PIN login makes authentication fast enough to use correctly.
Four Digits to In
A PIN is a 4-6 digit code set by each user from their account settings. On a shared workstation, the login screen shows a numeric keypad — the same layout as an ATM or a phone lock screen. Enter the PIN, press confirm, and you're in.
The entire process takes under five seconds. That's fast enough that operators actually do it each time they take a workstation, keeping sessions separate and actions correctly attributed.
Works With or Without a Keyboard
The numeric keypad renders in the browser as large, touch-friendly buttons. It works on touchscreen devices, on mouse-controlled computers, on keyboard-equipped terminals. Operators with gloves on can tap the numbers accurately.
For workstations with physical numeric keypads (standalone keypads or the numeric section of a full keyboard), keypad entry is natural and familiar.
Session Boundaries Are Real
When operators log out correctly, the activity timeline on every record accurately reflects who did what. Inventory changes, status updates, label prints, packing confirmations — each action is attributed to the user who was logged in when it happened.

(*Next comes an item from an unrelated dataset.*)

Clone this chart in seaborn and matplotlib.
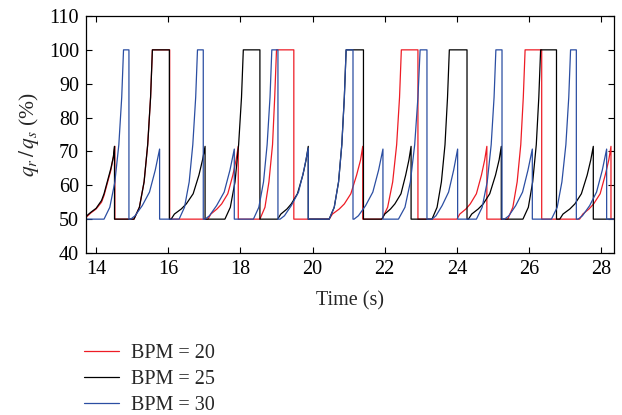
import pandas as pd
import seaborn as sns
import matplotlib
matplotlib.use("Agg")
import matplotlib.pyplot as plt

# values (time in s, q_r/q_s in %)
red_t = [13.72, 13.85, 14.0, 14.15, 14.22, 14.41, 14.48, 14.52, 14.52,
         15.05, 15.2, 15.33, 15.43, 15.51, 15.56, 16.04, 16.04,
         17.1, 17.18, 17.35, 17.48, 17.65, 17.79, 17.88, 17.94, 17.94,
         18.54, 18.68, 18.79, 18.89, 18.95, 19.0, 19.48, 19.48,
         20.46, 20.55, 20.74, 20.88, 21.06, 21.22, 21.33, 21.39, 21.39,
         21.92, 22.08, 22.22, 22.33, 22.41, 22.46, 22.92, 22.92,
         24.0, 24.08, 24.25, 24.37, 24.54, 24.68, 24.77, 24.83, 24.83,
         25.41, 25.55, 25.67, 25.77, 25.84, 25.89, 26.35, 26.35,
         27.4, 27.49, 27.66, 27.79, 27.97, 28.11, 28.21, 28.27, 28.27, 28.35]
red_v = [50.5, 51.8, 53, 55, 57, 64.5, 68.5, 71.5, 50,
         50, 53.5, 61, 72, 86, 100, 100, 50,
         50, 51.5, 53, 54.5, 57.5, 63, 67.5, 71.5, 50,
         50, 53.5, 61, 72, 86, 100, 100, 50,
         50, 51.5, 53, 54.5, 57.5, 63, 67.5, 71.5, 50,
         50, 53.5, 61, 72, 86, 100, 100, 50,
         50, 51.5, 53, 54.5, 57.5, 63, 67.5, 71.5, 50,
         50, 53.5, 61, 72, 86, 100, 100, 50,
         50, 51.5, 53, 54.5, 57.5, 63, 67.5, 71.5, 50, 50]

black_t = [13.72, 13.85, 14.0, 14.15, 14.22, 14.41, 14.48, 14.51, 14.51,
           15.05, 15.2, 15.33, 15.43, 15.51, 15.56, 16.03, 16.03,
           16.08, 16.17, 16.36, 16.5, 16.69, 16.85, 16.95, 17.02, 17.02,
           17.57, 17.72, 17.85, 17.95, 18.03, 18.08, 18.54, 18.54,
           19.03, 19.12, 19.29, 19.41, 19.58, 19.73, 19.82, 19.88, 19.88,
           20.46, 20.6, 20.72, 20.81, 20.88, 20.93, 21.41, 21.41,
           21.92, 22.0, 22.16, 22.28, 22.45, 22.58, 22.67, 22.73, 22.73,
           23.31, 23.45, 23.57, 23.67, 23.74, 23.79, 24.28, 24.28,
           24.32, 24.41, 24.59, 24.73, 24.91, 25.07, 25.17, 25.23, 25.23,
           25.83, 25.98, 26.1, 26.2, 26.27, 26.32, 26.76, 26.76,
           26.85, 26.94, 27.13, 27.27, 27.45, 27.61, 27.71, 27.78, 27.78, 28.35]
black_v = [50.8, 52, 53.2, 55.5, 57.5, 65, 68.5, 71.5, 50,
           50, 53.5, 61, 72, 86, 100, 100, 50,
           50, 51.5, 53, 54.5, 57.5, 63, 67.5, 71.5, 50,
           50, 53.5, 61, 72, 86, 100, 100, 50,
           50, 51.5, 53, 54.5, 57.5, 63, 67.5, 71.5, 50,
           50, 53.5, 61, 72, 86, 100, 100, 50,
           50, 51.5, 53, 54.5, 57.5, 63, 67.5, 71.5, 50,
           50, 53.5, 61, 72, 86, 100, 100, 50,
           50, 51.5, 53, 54.5, 57.5, 63, 67.5, 71.5, 50,
           50, 53.5, 61, 72, 86, 100, 100, 50,
           50, 51.5, 53, 54.5, 57.5, 63, 67.5, 71.5, 50, 50]

blue_t = [13.72, 14.22, 14.38, 14.52, 14.63, 14.71, 14.76, 14.91, 14.91,
          14.96, 15.08, 15.28, 15.48, 15.64, 15.76, 15.76,
          16.3, 16.45, 16.58, 16.68, 16.76, 16.81, 16.97, 16.97,
          17.02, 17.14, 17.34, 17.55, 17.71, 17.83, 17.83,
          18.36, 18.51, 18.64, 18.74, 18.82, 18.87, 19.04, 19.04,
          19.1, 19.22, 19.41, 19.61, 19.76, 19.88, 19.88,
          20.46, 20.6, 20.72, 20.81, 20.88, 20.93, 21.12, 21.12,
          21.15, 21.27, 21.47, 21.67, 21.83, 21.95, 21.95,
          22.38, 22.56, 22.71, 22.83, 22.92, 22.98, 23.17, 23.17,
          23.31, 23.42, 23.59, 23.77, 23.91, 24.02, 24.02,
          24.54, 24.7, 24.84, 24.95, 25.03, 25.08, 25.25, 25.25,
          25.32, 25.44, 25.63, 25.82, 25.97, 26.09, 26.09,
          26.62, 26.78, 26.91, 27.02, 27.1, 27.15, 27.31, 27.31,
          27.36, 27.48, 27.68, 27.87, 28.03, 28.15, 28.15, 28.35]
blue_v = [50, 50, 53.5, 61, 72, 86, 100, 100, 50,
          50, 51, 54, 58, 64.5, 70.7, 50,
          50, 53.5, 61, 72, 86, 100, 100, 50,
          50, 51, 54, 58, 64.5, 70.7, 50,
          50, 53.5, 61, 72, 86, 100, 100, 50,
          50, 51, 54, 58, 64.5, 71.0, 50,
          50, 53.5, 61, 72, 86, 100, 100, 50,
          50, 51, 54, 58, 64.5, 70.7, 50,
          50, 53.5, 61, 72, 86, 100, 100, 50,
          50, 51, 54, 58, 64.5, 70.7, 50,
          50, 53.5, 61, 72, 86, 100, 100, 50,
          50, 51, 54, 58, 64.5, 70.7, 50,
          50, 53.5, 61, 72, 86, 100, 100, 50,
          50, 51, 54, 58, 64.5, 70.7, 50, 50]

labels = ["BPM = 20", "BPM = 25", "BPM = 30"]
colors = ["#ee1c25", "#000000", "#2b4ea2"]

df = pd.concat([
    pd.DataFrame({"t": red_t, "v": red_v, "s": labels[0]}),
    pd.DataFrame({"t": black_t, "v": black_v, "s": labels[1]}),
    pd.DataFrame({"t": blue_t, "v": blue_v, "s": labels[2]}),
], ignore_index=True)

sns.set_style("ticks")
plt.rcParams["font.family"] = ["Liberation Serif", "DejaVu Serif"]
plt.rcParams["mathtext.fontset"] = "stix"

fig = plt.figure(figsize=(6.22, 4.15), dpi=100)
ax = fig.add_axes([86 / 622, 1 - 253 / 415, (613.5 - 86) / 622, (253 - 16) / 415])

sns.lineplot(data=df, x="t", y="v", hue="s", hue_order=labels, palette=colors,
             sort=False, estimator=None, linewidth=0.9, ax=ax, legend=True)

ax.set_xlim(13.72, 28.34)
ax.set_ylim(40, 110)
ax.set_xticks([14, 16, 18, 20, 22, 24, 26, 28])
ax.set_yticks(range(40, 111, 10))
ax.tick_params(direction="in", top=True, right=True, length=4, width=0.8,
               labelsize=14.5, colors="black", pad=5)
for sp in ax.spines.values():
    sp.set_linewidth(0.9)
    sp.set_color("black")
ax.set_xlabel("Time (s)", fontsize=14.5, labelpad=9)
ax.set_ylabel(r"$q_r\,/\,q_s$ (%)", fontsize=15.5, labelpad=6)

handles, lbls = ax.get_legend_handles_labels()
ax.get_legend().remove()
fig.legend(handles, lbls, loc="upper left", bbox_to_anchor=(84 / 622, 1 - 344 / 415),
           frameon=False, fontsize=14.5, handlelength=1.75, handletextpad=0.6,
           labelspacing=0.35, borderpad=0, borderaxespad=0)

fig.savefig("out.png", dpi=100)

For operations with quality oversight requirements, traceability to the individual operator matters. PIN login makes that traceability practical without making authentication a burden.
PINs Are Not Passwords
PIN authentication is appropriate for the specific context of shared internal workstations in a controlled physical environment. It's not a replacement for full password authentication — it's an additional authentication method suitable for the kiosk context.
PINs are set and managed within the platform, separate from the main account password. A compromised PIN doesn't compromise the main account, and the main account password provides a fallback login path when needed.